**What you are asked to do**
Can you transcribe every line exactly and leave the pictures behind?

** Start **

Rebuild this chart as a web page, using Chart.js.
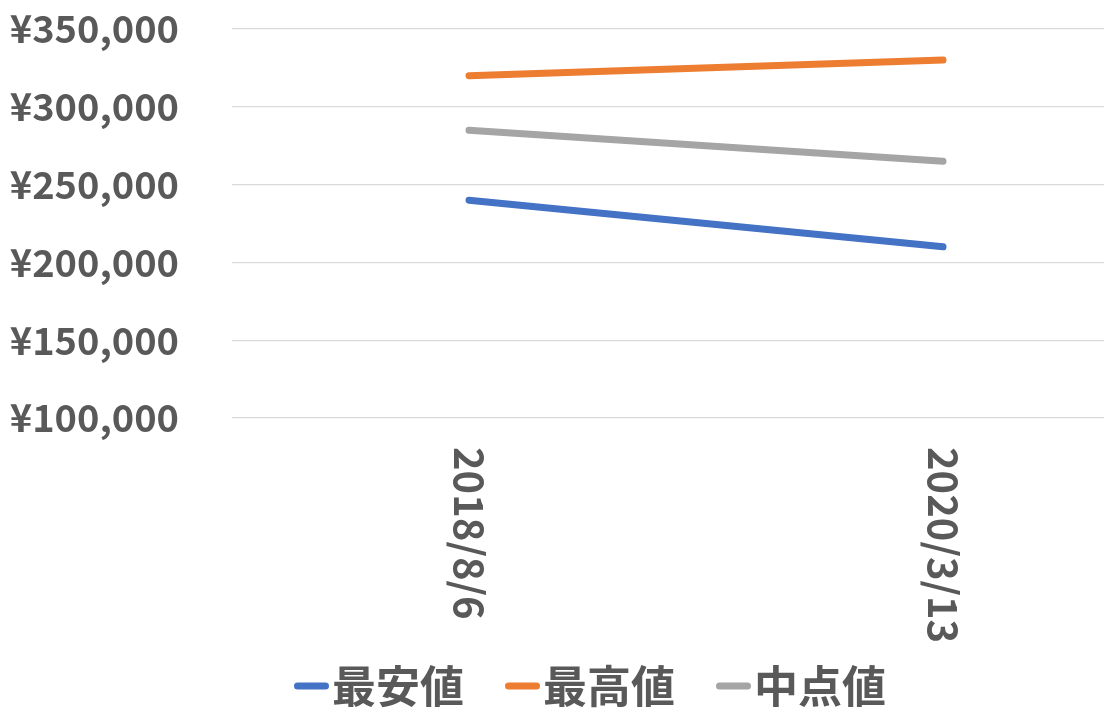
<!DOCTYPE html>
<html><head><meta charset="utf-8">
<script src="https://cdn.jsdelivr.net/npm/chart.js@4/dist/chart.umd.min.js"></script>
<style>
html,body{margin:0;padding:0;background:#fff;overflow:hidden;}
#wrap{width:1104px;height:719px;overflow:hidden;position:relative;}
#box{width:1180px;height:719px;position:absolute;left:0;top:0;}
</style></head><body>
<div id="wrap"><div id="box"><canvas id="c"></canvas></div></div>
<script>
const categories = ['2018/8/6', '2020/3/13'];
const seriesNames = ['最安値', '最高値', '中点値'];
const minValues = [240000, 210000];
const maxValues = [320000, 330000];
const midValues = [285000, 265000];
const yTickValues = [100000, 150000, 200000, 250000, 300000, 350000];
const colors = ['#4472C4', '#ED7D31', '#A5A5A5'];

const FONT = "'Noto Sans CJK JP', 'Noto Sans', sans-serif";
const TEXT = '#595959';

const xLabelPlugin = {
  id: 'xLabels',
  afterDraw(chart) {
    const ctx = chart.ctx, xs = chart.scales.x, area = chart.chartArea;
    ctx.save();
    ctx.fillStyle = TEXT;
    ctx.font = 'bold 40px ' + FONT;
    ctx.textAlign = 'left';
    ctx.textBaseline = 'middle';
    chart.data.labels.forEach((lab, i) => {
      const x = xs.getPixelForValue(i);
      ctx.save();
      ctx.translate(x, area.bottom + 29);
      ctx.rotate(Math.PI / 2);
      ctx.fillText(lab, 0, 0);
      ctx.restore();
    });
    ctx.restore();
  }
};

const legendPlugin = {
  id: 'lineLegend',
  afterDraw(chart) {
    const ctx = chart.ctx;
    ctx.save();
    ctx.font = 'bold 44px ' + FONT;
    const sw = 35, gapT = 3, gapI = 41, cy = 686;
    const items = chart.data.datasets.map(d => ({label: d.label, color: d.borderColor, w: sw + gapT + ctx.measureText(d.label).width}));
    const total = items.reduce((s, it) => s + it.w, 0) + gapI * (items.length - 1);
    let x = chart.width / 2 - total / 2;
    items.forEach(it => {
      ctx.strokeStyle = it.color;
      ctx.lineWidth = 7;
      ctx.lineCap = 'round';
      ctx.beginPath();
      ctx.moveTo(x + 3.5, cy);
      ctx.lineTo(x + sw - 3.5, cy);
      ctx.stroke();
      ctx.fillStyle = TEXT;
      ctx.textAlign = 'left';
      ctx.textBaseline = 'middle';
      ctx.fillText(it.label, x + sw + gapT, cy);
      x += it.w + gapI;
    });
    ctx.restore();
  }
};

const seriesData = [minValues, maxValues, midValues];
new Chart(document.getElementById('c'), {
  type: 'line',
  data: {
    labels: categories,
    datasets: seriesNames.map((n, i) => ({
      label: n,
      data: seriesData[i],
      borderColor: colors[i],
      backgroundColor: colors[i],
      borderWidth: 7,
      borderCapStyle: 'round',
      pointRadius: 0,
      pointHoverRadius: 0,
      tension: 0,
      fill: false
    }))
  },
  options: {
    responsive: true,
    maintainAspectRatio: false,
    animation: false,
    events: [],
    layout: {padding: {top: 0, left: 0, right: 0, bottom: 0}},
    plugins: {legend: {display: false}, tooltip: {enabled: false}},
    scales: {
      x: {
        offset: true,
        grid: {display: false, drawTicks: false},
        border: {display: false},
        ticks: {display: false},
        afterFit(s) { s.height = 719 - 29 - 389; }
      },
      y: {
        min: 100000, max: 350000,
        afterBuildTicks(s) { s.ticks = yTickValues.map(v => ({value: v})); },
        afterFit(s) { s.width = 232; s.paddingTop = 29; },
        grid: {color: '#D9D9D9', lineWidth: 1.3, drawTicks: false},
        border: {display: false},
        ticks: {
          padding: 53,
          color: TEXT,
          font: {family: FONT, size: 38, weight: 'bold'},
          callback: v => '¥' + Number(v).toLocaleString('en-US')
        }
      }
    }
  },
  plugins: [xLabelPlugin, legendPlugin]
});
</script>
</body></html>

** End **

**Solved exercise**
Rebuild this chart as a web page, using Chart.js.
<!DOCTYPE html>
<html><head><meta charset="utf-8">
<script src="https://cdn.jsdelivr.net/npm/chart.js@4/dist/chart.umd.min.js"></script>
<style>
html,body{margin:0;padding:0;background:#fff;overflow:hidden;}
#wrap{width:1104px;height:719px;overflow:hidden;position:relative;}
#box{width:1180px;height:719px;position:absolute;left:0;top:0;}
</style></head><body>
<div id="wrap"><div id="box"><canvas id="c"></canvas></div></div>
<script>
const categories = ['2018/8/6', '2020/3/13'];
const seriesNames = ['最安値', '最高値', '中点値'];
const minValues = [240000, 210000];
const maxValues = [320000, 330000];
const midValues = [285000, 265000];
const yTickValues = [100000, 150000, 200000, 250000, 300000, 350000];
const colors = ['#4472C4', '#ED7D31', '#A5A5A5'];

const FONT = "'Noto Sans CJK JP', 'Noto Sans', sans-serif";
const TEXT = '#595959';

const xLabelPlugin = {
  id: 'xLabels',
  afterDraw(chart) {
    const ctx = chart.ctx, xs = chart.scales.x, area = chart.chartArea;
    ctx.save();
    ctx.fillStyle = TEXT;
    ctx.font = 'bold 40px ' + FONT;
    ctx.textAlign = 'left';
    ctx.textBaseline = 'middle';
    chart.data.labels.forEach((lab, i) => {
      const x = xs.getPixelForValue(i);
      ctx.save();
      ctx.translate(x, area.bottom + 29);
      ctx.rotate(Math.PI / 2);
      ctx.fillText(lab, 0, 0);
      ctx.restore();
    });
    ctx.restore();
  }
};

const legendPlugin = {
  id: 'lineLegend',
  afterDraw(chart) {
    const ctx = chart.ctx;
    ctx.save();
    ctx.font = 'bold 44px ' + FONT;
    const sw = 35, gapT = 3, gapI = 41, cy = 686;
    const items = chart.data.datasets.map(d => ({label: d.label, color: d.borderColor, w: sw + gapT + ctx.measureText(d.label).width}));
    const total = items.reduce((s, it) => s + it.w, 0) + gapI * (items.length - 1);
    let x = chart.width / 2 - total / 2;
    items.forEach(it => {
      ctx.strokeStyle = it.color;
      ctx.lineWidth = 7;
      ctx.lineCap = 'round';
      ctx.beginPath();
      ctx.moveTo(x + 3.5, cy);
      ctx.lineTo(x + sw - 3.5, cy);
      ctx.stroke();
      ctx.fillStyle = TEXT;
      ctx.textAlign = 'left';
      ctx.textBaseline = 'middle';
      ctx.fillText(it.label, x + sw + gapT, cy);
      x += it.w + gapI;
    });
    ctx.restore();
  }
};

const seriesData = [minValues, maxValues, midValues];
new Chart(document.getElementById('c'), {
  type: 'line',
  data: {
    labels: categories,
    datasets: seriesNames.map((n, i) => ({
      label: n,
      data: seriesData[i],
      borderColor: colors[i],
      backgroundColor: colors[i],
      borderWidth: 7,
      borderCapStyle: 'round',
      pointRadius: 0,
      pointHoverRadius: 0,
      tension: 0,
      fill: false
    }))
  },
  options: {
    responsive: true,
    maintainAspectRatio: false,
    animation: false,
    events: [],
    layout: {padding: {top: 0, left: 0, right: 0, bottom: 0}},
    plugins: {legend: {display: false}, tooltip: {enabled: false}},
    scales: {
      x: {
        offset: true,
        grid: {display: false, drawTicks: false},
        border: {display: false},
        ticks: {display: false},
        afterFit(s) { s.height = 719 - 29 - 389; }
      },
      y: {
        min: 100000, max: 350000,
        afterBuildTicks(s) { s.ticks = yTickValues.map(v => ({value: v})); },
        afterFit(s) { s.width = 232; s.paddingTop = 29; },
        grid: {color: '#D9D9D9', lineWidth: 1.3, drawTicks: false},
        border: {display: false},
        ticks: {
          padding: 53,
          color: TEXT,
          font: {family: FONT, size: 38, weight: 'bold'},
          callback: v => '¥' + Number(v).toLocaleString('en-US')
        }
      }
    }
  },
  plugins: [xLabelPlugin, legendPlugin]
});
</script>
</body></html>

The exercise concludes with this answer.